By Ned Parker, Los Angeles Times –
KABUL, Afghanistan — The departing head of the International Committee of the Red Cross in Afghanistan warned Monday that the country’s civilians live in more peril today than when he started his job seven years earlier.
“Since I arrived here in 2005, local armed groups have proliferated, civilians have been caught between not just one but multiple front lines, and it has become increasingly difficult for ordinary Afghans to obtain health care,” Reto Stocker said in a statement released by the organization. “Hardship arising from the economic situation, or from severe weather or natural disaster, has become more widespread, and hope for the future has been steadily declining.”
Stocker painted an alarming portrait of Afghanistan’s future, in sharp contrast to the usually more upbeat pronouncements of U.S. officials that the country is edging toward stability after the massive troop surge early in the Obama administration.
Stocker noted the Red Cross had made progress in making sides aware of civilians’ rights after decades of strife in Afghanistan. He highlighted the receptivity by the Afghan government to addressing poor conditions in detention centers, but he worried this would prove fleeting with the departure of international forces, scheduled for late 2014.
“We are concerned that as international forces pull back, and funding available to the Afghan government is reduced, it could become more difficult to maintain acceptable conditions in the prisons,” Stocker said.
The blunt remarks by the Red Cross chief came on the same day a new report from the International Crisis Group think tank was released, warning that Afghanistan’s current political order could unravel after 2014 if scheduled presidential elections are perceived as unfair.

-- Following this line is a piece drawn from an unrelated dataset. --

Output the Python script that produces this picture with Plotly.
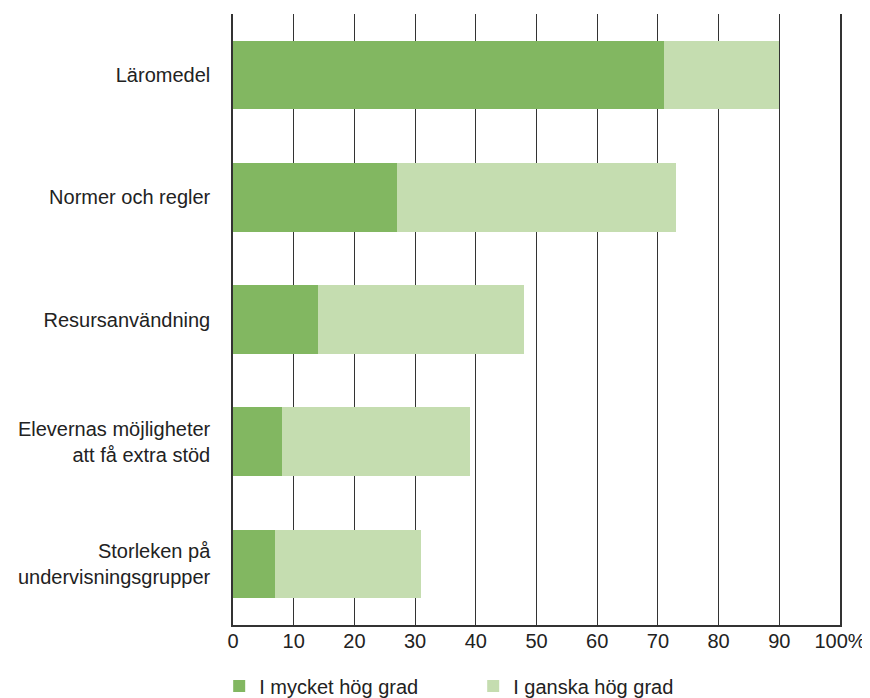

The report, titled “Afghanistan: the Long, Hard Road to the 2014 transition,” said the elections were on a course to be plagued by massive fraud. It warned of the consequences if the country failed to ensure the rule of law during the coming balloting and power transition.
“If they fail at this, that crucial period will at best result in deep divisions and conflicts within the ruling elite that the Afghan insurgency will exploit,” the report stated. “At best, it could trigger extensive unrest, fragmentation of the security services and perhaps even a much wider civil war.”
In other news, a minibus exploded outside the gate of a security station in Helmand province, killing two guards for Afghanistan’s national intelligence agency, according to the province’s police spokesman Farid Ahmad Farhang.